In a country where environmental hazards are often treated with the approach of curing rather than preventing, it comes as no surprise that the dangers of erosion, as is manifesting in the South-eastern part for the country, is being treated thus far, with lip-service even after many have had to abandon their homes and many high-traffic roads, federal highways included, are metamorphosing into baseless bridges. For how long will we play blind?

It is easily fathomable that, by this age, relevant authorities will see that the key to environmental sustainability lies in being proactive rather than being reactive. The approach always taken in the past where we wait to see what say erosion can do before we see what we can do about it has always come at a higher cost to our habitat and the inhabitants, and is thus one mistake that, seeing as a new government is in place centrally, we should be looking to put an end to. And that is why the situation in the south-eastern part of the country must be seen and treated as what it is: an emergency.

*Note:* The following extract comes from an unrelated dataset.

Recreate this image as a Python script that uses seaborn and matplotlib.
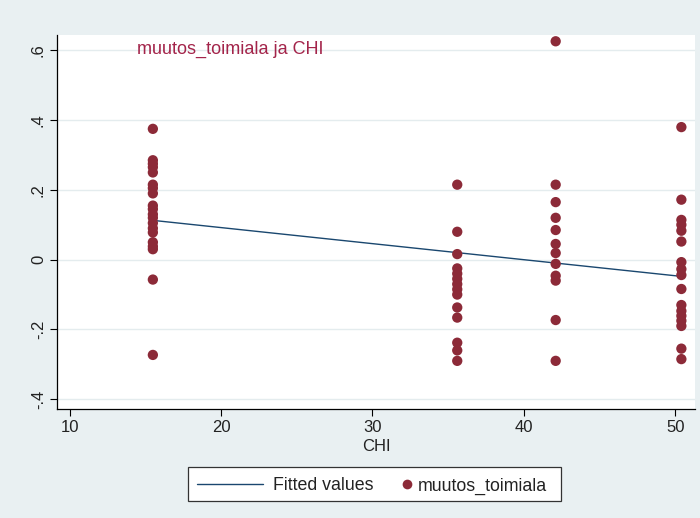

I had served in the East for one year and seen the level of erosive degradation first hand and many locals had described it as an anomaly and a problem. But No, an anomaly is something that is out of place. The problem of erosion in these parts is however not out of place, it is the expected result of an identified process which is understandable and preventable to some extent by appropriate land management measures. This has however been ignored for way too long.

While the point has been made that erosivity is a strong factor in the South East gully situation, the erodibility of the topography looks the bigger factor. The sedimentology of land in this part of the country is particularly dominated by a clayey topsoil which covers a deeper lying Nanka Sandstone, a type of soil which is white, of loose texture, and easily breakable. These may not be under the control of man. What is however under the control of man is the choice to manage this topography.

Oftentimes, what happens is that sheet erosion occurs firstly, washing off the top level of soil continuously, this as a result of rainfall generally, but surface runoff in particular. Are people even aware that by paving their surroundings, they are impeding infiltration capacity and thus increasing runoff? No, because ecological funds that should be disbursed towards such awareness campaigns are largely diverted. After all, they may say to themselves, I promised roads, power, but never environmental preservation during the campaigns and no one questioned me. Which is where our lack of environmental consciousness as a people is also damning.

When the topsoil is being washed off, it is a preliminary stage of a bigger problem and more or less, a warning signal. If ignored, as we have time and again, chosen to do, it leaves the weaker Nanka Sandstone with a much higher exposure to agents of denudation which brings about the development of gullies. So clearly, where a serious gully is sited, it did not develop overnight, it must have gone through several stages where it could have been nipped in the bud. That so many sites have developed across the region in even high-traffic areas only underlines how little importance, successive governments have attached to our habitat.

It was reassuring that after President Buhari assumed office, one of his first decisions was to revive the clean-up of Ogoniland which was demonstrative of how our environment must be cared for. The President went ahead to name Amina Mohammed, a former aide to the United Nations Secretary General as Minister of Environment and personally led a strong contingent to the Conference of Paris to discuss climate change. Asides that, one of the assignments carried out by the 8th Senate was the visit of the Senate Ad-hoc Committee of Works led by Senator Barnabas Gemade to some erosion sites in the South-East for first-hand appraisal. So it does appear that the environment will finally get the necessary attention under the new dispensation but one must wait and observe if action will match with words, it is a controllable situation; land management measures like tree planting must be encouraged, public awareness on corrective measures must be given emergency status, and early detection as they say, is key. It is a time for all proactive rather than wait to be pushed, but this is Nigeria and the more you look… Well, you know the rest.